— AIM OF THE TASK —
Exclude all pictures, then copy each of the records exactly as written.

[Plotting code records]
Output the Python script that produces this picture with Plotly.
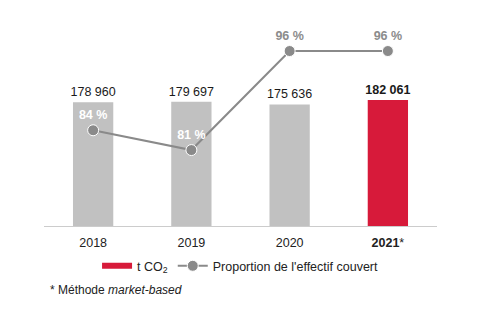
import plotly.graph_objects as go

years = ["2018", "2019", "2020", "2021"]
tick_labels = ["2018", "2019", "2020", "<b>2021</b>*"]
co2 = [178960, 179697, 175636, 182061]
co2_labels = ["178 960", "179 697", "175 636", "<b>182 061</b>"]
coverage = [84, 81, 96, 96]
coverage_labels = ["<b>84 %</b>", "<b>81 %</b>", "<b>96 %</b>", "<b>96 %</b>"]
coverage_label_colors = ["white", "white", "#8c8c8c", "#8c8c8c"]

bar_colors = ["#c1c1c1", "#c1c1c1", "#c1c1c1", "#d71a3a"]
FONT = "Liberation Sans, Arial, sans-serif"

fig = go.Figure()
fig.add_trace(go.Bar(
    x=years, y=co2, marker=dict(color=bar_colors, line=dict(width=0)),
    width=0.41, text=co2_labels, textposition="outside", constraintext="none",
    textfont=dict(size=12.5, color="#1a1a1a", family=FONT),
    cliponaxis=False, showlegend=False, hoverinfo="skip",
))
# legend proxy for the bars
fig.add_trace(go.Scatter(
    x=[None], y=[None], mode="lines", name="t CO<sub>2</sub>",
    line=dict(color="#d71a3a", width=6),
))
fig.add_trace(go.Scatter(
    x=years, y=coverage, yaxis="y2", mode="lines+markers+text",
    name="Proportion de l'effectif couvert",
    line=dict(color="#8a8a8a", width=2),
    marker=dict(color="#8a8a8a", size=11, line=dict(color="white", width=1)),
    text=coverage_labels, textposition="top center",
    textfont=dict(size=12.5, color=coverage_label_colors, family=FONT),
    cliponaxis=False,
))

fig.update_layout(
    width=496, height=326,
    margin=dict(l=44, r=59, t=20, b=100),
    paper_bgcolor="white", plot_bgcolor="white",
    font=dict(family=FONT, size=12, color="#333333"),
    xaxis=dict(
        type="category", tickvals=years, ticktext=tick_labels,
        showline=True, linecolor="#cccccc", linewidth=1,
        ticks="", showgrid=False, tickfont=dict(size=12.5, color="#222222"),
        ticklabelstandoff=5,
    ),
    yaxis=dict(range=[0, 297700], visible=False, showgrid=False),
    yaxis2=dict(range=[69.5, 100.7], overlaying="y", visible=False, showgrid=False),
    legend=dict(
        orientation="h", x=0.135, y=-0.195, xanchor="left", yanchor="middle",
        font=dict(size=12.5, color="#222222"), traceorder="normal",
        itemwidth=30,
    ),
    annotations=[dict(
        text="* Méthode <i>market-based</i>", xref="paper", yref="paper",
        x=(48 - 44) / 393, y=(226 - 290) / 206, xanchor="left", yanchor="middle",
        showarrow=False, font=dict(size=12, color="#222222"),
    )],
)

fig.write_html("out.html")
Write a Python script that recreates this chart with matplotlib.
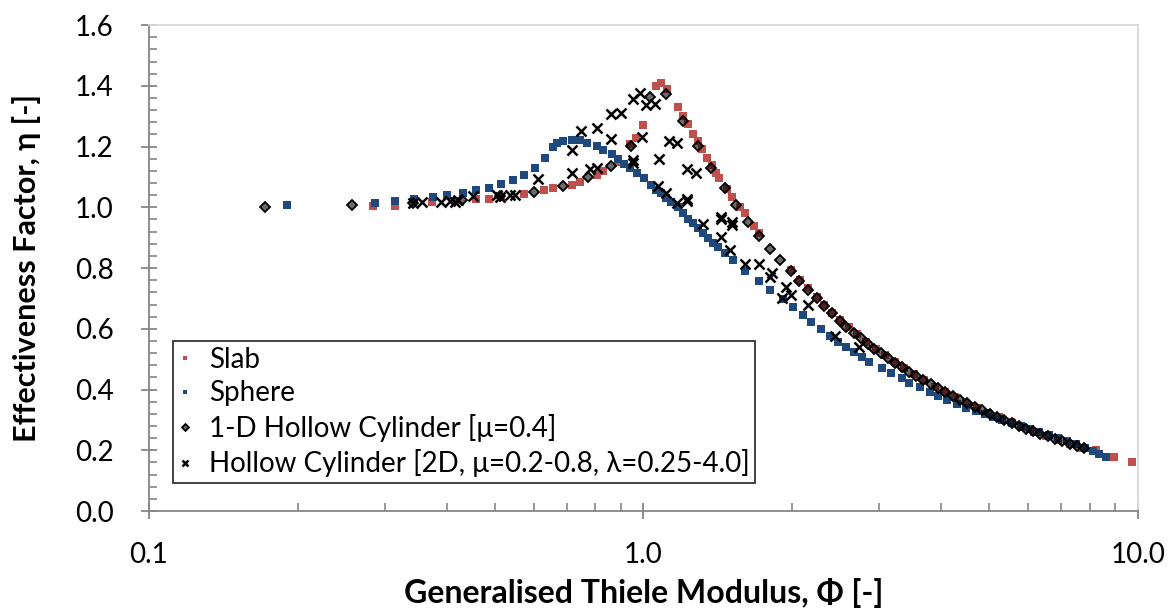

— EXERCISE RESULT —
Output the Python script that produces this picture with Plotly.
import plotly.graph_objects as go

years = ["2018", "2019", "2020", "2021"]
tick_labels = ["2018", "2019", "2020", "<b>2021</b>*"]
co2 = [178960, 179697, 175636, 182061]
co2_labels = ["178 960", "179 697", "175 636", "<b>182 061</b>"]
coverage = [84, 81, 96, 96]
coverage_labels = ["<b>84 %</b>", "<b>81 %</b>", "<b>96 %</b>", "<b>96 %</b>"]
coverage_label_colors = ["white", "white", "#8c8c8c", "#8c8c8c"]

bar_colors = ["#c1c1c1", "#c1c1c1", "#c1c1c1", "#d71a3a"]
FONT = "Liberation Sans, Arial, sans-serif"

fig = go.Figure()
fig.add_trace(go.Bar(
    x=years, y=co2, marker=dict(color=bar_colors, line=dict(width=0)),
    width=0.41, text=co2_labels, textposition="outside", constraintext="none",
    textfont=dict(size=12.5, color="#1a1a1a", family=FONT),
    cliponaxis=False, showlegend=False, hoverinfo="skip",
))
# legend proxy for the bars
fig.add_trace(go.Scatter(
    x=[None], y=[None], mode="lines", name="t CO<sub>2</sub>",
    line=dict(color="#d71a3a", width=6),
))
fig.add_trace(go.Scatter(
    x=years, y=coverage, yaxis="y2", mode="lines+markers+text",
    name="Proportion de l'effectif couvert",
    line=dict(color="#8a8a8a", width=2),
    marker=dict(color="#8a8a8a", size=11, line=dict(color="white", width=1)),
    text=coverage_labels, textposition="top center",
    textfont=dict(size=12.5, color=coverage_label_colors, family=FONT),
    cliponaxis=False,
))

fig.update_layout(
    width=496, height=326,
    margin=dict(l=44, r=59, t=20, b=100),
    paper_bgcolor="white", plot_bgcolor="white",
    font=dict(family=FONT, size=12, color="#333333"),
    xaxis=dict(
        type="category", tickvals=years, ticktext=tick_labels,
        showline=True, linecolor="#cccccc", linewidth=1,
        ticks="", showgrid=False, tickfont=dict(size=12.5, color="#222222"),
        ticklabelstandoff=5,
    ),
    yaxis=dict(range=[0, 297700], visible=False, showgrid=False),
    yaxis2=dict(range=[69.5, 100.7], overlaying="y", visible=False, showgrid=False),
    legend=dict(
        orientation="h", x=0.135, y=-0.195, xanchor="left", yanchor="middle",
        font=dict(size=12.5, color="#222222"), traceorder="normal",
        itemwidth=30,
    ),
    annotations=[dict(
        text="* Méthode <i>market-based</i>", xref="paper", yref="paper",
        x=(48 - 44) / 393, y=(226 - 290) / 206, xanchor="left", yanchor="middle",
        showarrow=False, font=dict(size=12, color="#222222"),
    )],
)

fig.write_html("out.html")
Write a Python script that recreates this chart with matplotlib.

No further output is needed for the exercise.